In the tightest elections Taiwan has seen in decades, voters returned the pro-U.S. ruling party to power despite frustrations over the Democratic Progressive Party’s handling of the economy and escalating military tensions with Beijing. No party had previously won three consecutive terms.
President Xi Jinping had seen his hopes for a favourable election outcome dashed. Taiwanese opposition figures favouring renewed negotiations with China had come together on a joint proposal, which would have given them a better chance of winning the elections. However, this agreement fell apart in front of millions of viewers in a flurry of public insults and unprecedented chaos in Taiwanese politics.
The margin of victory highlighted Xi’s missed opportunity. The current vice president, Lai Ching-te, whom Beijing has labelled a “war instigator,” received only 40% of the votes. If his rivals had managed to consolidate an alliance, Taiwan would likely have ended up with a new leadership team eager to forge closer ties with Beijing.
This inability to leverage Taiwan’s political conditions also revealed that China’s intimidation of the island it claims as its own has not influenced public opinion. Since the last elections, Beijing has fired missiles at Taiwan, exerted new pressure on Taipei not to engage with U.S. officials, and tried to leverage its massive economy to force the chip centre into compliance.
China’s domestic situation limits Xi’s options. The world’s second-largest economy is experiencing its most severe slowdown in decades, with the once-booming real estate market weighing on nearly all sectors.
A corruption crisis within the People’s Liberation Army, which would be crucial for any invasion of Taiwan, has reduced the threat of a potential Chinese attack.

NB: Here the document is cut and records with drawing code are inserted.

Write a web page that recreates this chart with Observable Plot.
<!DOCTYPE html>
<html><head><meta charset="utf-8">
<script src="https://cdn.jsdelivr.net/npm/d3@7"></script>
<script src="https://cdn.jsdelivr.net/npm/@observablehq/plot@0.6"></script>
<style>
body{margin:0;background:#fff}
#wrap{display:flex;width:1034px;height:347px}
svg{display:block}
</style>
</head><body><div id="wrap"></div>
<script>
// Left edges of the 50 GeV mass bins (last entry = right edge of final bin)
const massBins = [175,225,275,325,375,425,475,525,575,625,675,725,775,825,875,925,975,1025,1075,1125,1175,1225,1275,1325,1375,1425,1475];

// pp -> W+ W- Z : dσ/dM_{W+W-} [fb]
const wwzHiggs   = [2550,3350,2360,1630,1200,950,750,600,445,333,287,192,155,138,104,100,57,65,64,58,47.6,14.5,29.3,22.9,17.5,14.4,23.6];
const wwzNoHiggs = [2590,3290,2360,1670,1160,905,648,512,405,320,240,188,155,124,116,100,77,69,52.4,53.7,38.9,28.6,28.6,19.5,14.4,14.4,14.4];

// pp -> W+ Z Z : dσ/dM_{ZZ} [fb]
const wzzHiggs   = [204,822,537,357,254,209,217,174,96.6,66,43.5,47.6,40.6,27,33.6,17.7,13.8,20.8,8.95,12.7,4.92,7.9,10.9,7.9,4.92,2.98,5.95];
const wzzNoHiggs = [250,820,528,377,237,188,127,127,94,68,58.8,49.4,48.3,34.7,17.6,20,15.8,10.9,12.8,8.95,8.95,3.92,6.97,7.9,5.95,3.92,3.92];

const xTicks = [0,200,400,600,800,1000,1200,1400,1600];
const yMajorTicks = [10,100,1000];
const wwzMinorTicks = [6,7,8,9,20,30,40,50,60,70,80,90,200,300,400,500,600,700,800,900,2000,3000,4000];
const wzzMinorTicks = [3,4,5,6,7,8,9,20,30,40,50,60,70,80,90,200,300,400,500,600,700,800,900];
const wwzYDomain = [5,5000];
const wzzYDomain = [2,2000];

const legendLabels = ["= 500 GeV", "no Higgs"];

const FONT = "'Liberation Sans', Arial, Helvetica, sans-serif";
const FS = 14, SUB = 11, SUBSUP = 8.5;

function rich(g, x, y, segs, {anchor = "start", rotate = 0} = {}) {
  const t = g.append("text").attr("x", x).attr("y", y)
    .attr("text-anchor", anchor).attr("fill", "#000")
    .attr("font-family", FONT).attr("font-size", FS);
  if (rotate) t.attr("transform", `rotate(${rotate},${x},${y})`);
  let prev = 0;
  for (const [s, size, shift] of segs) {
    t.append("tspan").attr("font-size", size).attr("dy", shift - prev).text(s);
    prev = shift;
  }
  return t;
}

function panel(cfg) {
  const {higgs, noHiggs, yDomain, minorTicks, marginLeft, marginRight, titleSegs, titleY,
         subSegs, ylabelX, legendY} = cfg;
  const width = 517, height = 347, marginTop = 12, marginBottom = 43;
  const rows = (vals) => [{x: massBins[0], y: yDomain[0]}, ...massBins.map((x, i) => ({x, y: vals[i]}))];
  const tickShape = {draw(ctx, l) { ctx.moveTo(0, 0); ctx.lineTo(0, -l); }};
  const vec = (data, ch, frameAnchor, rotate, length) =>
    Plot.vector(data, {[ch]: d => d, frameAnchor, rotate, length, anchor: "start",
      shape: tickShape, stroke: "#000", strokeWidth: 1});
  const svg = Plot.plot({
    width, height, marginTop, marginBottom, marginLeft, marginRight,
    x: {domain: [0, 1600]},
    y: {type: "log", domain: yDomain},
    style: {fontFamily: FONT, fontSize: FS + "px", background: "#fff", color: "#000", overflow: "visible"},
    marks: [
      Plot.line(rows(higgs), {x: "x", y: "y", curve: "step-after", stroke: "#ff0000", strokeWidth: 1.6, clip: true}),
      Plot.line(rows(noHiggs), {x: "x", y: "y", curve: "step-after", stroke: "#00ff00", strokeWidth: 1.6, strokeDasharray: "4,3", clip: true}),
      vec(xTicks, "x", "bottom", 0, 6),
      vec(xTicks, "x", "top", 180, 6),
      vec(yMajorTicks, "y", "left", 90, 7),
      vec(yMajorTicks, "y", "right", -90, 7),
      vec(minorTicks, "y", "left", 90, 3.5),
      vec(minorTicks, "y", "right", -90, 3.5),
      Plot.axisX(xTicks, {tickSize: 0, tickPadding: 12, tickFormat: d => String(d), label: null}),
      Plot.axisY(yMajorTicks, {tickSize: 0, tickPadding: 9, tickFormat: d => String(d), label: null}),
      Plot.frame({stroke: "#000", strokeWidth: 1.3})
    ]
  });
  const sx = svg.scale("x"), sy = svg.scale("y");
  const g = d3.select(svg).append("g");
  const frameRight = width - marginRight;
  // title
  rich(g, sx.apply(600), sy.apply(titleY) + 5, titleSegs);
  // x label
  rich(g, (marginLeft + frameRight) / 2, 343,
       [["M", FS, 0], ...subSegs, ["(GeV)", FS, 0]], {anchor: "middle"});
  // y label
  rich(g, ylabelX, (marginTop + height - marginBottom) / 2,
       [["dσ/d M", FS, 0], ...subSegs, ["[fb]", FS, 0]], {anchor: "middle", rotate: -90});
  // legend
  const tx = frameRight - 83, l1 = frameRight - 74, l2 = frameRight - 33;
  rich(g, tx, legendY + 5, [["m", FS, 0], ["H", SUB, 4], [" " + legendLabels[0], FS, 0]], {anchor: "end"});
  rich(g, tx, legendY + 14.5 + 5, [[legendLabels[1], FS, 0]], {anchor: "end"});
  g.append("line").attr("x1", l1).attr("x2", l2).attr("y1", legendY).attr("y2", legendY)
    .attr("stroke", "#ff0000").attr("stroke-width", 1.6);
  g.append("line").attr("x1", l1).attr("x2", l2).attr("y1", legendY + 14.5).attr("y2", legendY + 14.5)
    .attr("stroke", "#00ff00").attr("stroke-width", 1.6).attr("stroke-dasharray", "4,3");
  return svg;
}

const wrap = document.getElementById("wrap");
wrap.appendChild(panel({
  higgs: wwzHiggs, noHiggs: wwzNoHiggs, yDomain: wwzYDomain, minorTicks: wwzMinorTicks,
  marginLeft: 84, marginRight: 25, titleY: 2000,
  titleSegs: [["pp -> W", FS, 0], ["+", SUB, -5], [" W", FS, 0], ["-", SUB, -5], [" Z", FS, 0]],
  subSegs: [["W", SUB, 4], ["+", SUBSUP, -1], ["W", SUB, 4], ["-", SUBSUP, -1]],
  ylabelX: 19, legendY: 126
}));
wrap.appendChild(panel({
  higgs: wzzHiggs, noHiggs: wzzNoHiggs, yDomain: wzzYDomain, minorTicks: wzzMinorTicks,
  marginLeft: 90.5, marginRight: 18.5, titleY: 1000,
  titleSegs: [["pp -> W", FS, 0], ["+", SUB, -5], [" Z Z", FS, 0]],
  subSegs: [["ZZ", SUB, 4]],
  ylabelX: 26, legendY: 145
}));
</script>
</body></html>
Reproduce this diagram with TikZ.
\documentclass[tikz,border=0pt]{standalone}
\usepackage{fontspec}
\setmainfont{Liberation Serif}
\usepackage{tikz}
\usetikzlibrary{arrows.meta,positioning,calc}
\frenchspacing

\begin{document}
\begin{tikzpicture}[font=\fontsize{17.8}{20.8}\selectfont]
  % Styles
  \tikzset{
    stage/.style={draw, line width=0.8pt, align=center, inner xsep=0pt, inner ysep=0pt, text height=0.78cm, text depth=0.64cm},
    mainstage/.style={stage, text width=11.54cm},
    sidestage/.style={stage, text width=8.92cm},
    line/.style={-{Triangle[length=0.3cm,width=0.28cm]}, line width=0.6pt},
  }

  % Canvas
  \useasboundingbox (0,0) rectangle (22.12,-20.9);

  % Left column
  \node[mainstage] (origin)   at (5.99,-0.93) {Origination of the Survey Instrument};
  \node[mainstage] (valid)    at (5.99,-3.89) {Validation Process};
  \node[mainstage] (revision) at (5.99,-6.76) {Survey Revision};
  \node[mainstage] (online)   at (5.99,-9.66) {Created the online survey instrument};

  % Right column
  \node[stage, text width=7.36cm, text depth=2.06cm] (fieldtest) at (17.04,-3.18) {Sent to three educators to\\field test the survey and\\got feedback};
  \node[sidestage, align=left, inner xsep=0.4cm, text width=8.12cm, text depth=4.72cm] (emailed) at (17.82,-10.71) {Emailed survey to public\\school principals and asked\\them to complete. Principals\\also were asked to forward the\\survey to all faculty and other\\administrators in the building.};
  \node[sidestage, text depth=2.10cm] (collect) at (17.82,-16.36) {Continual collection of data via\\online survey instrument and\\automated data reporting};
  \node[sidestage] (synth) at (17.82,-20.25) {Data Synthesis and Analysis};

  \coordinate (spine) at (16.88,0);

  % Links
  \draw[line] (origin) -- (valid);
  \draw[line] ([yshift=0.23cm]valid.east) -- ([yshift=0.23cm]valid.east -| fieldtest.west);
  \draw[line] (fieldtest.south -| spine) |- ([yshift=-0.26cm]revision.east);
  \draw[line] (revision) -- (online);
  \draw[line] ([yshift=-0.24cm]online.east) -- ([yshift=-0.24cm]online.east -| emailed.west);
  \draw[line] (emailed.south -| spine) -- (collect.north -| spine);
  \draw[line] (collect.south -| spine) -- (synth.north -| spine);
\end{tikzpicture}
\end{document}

How Beijing responds to Lai’s victory in the coming months will test its fragile relations with Washington, Taiwan’s primary military and political support. The United States has thwarted China’s efforts to diplomatically and economically isolate Taiwan over the past eight years. President Joe Biden has repeatedly pledged to assist Taiwan if China were to attack.
Early indications suggest that Beijing has opted for a discreet response. Only six fighter jets from the People’s Liberation Army, four navy ships, and a weather balloon have been spotted around Taiwan. China often responds to visits by dignitaries, even minor ones, to Taipei with much larger military displays.
Another factor is China’s desire to avoid derailing an attempt to improve relations with the United States after years of growing tensions. When Xi met Biden in California last November, he told the U.S. leader that China was not seeking a hot war with anyone while affirming Beijing’s long-term goal of unification.
However, Xi has drawn such a strong red line around the Communist Party’s stance on Taiwan that it’s unlikely the Chinese leader will change course. It’s more likely that Beijing will redouble efforts to isolate Taiwan internationally, divide it internally, and test its resilience.
On the other hand, Lai will face a divided government, as his party failed to secure a legislative majority. The DPP will need to negotiate with the KMT or the TPP to pass budgets and laws, which could slow or hinder the DPP’s ability to advance its agenda. This could also delay U.S. priorities for Taiwan. When the DPP last held the presidency but did not have a legislative majority (2004-2008), it repeatedly clashed with the KMT over arms purchases and Taiwan’s defence budget.
The division within the powerful Taiwanese legislature, which controls defence spending budgets, gives Beijing a positive outcome from Saturday’s vote. Both the Kuomintang and the Taiwan People’s Party won seats, meaning Lai must negotiate with the opposition on crucial decisions regarding military funding.
If Beijing wants either party to gain ground in the next elections, it should try to appeal to the Taiwanese public. China has previously banned group travel to Taiwan and blocked imports of Taiwanese mangoes and pineapples.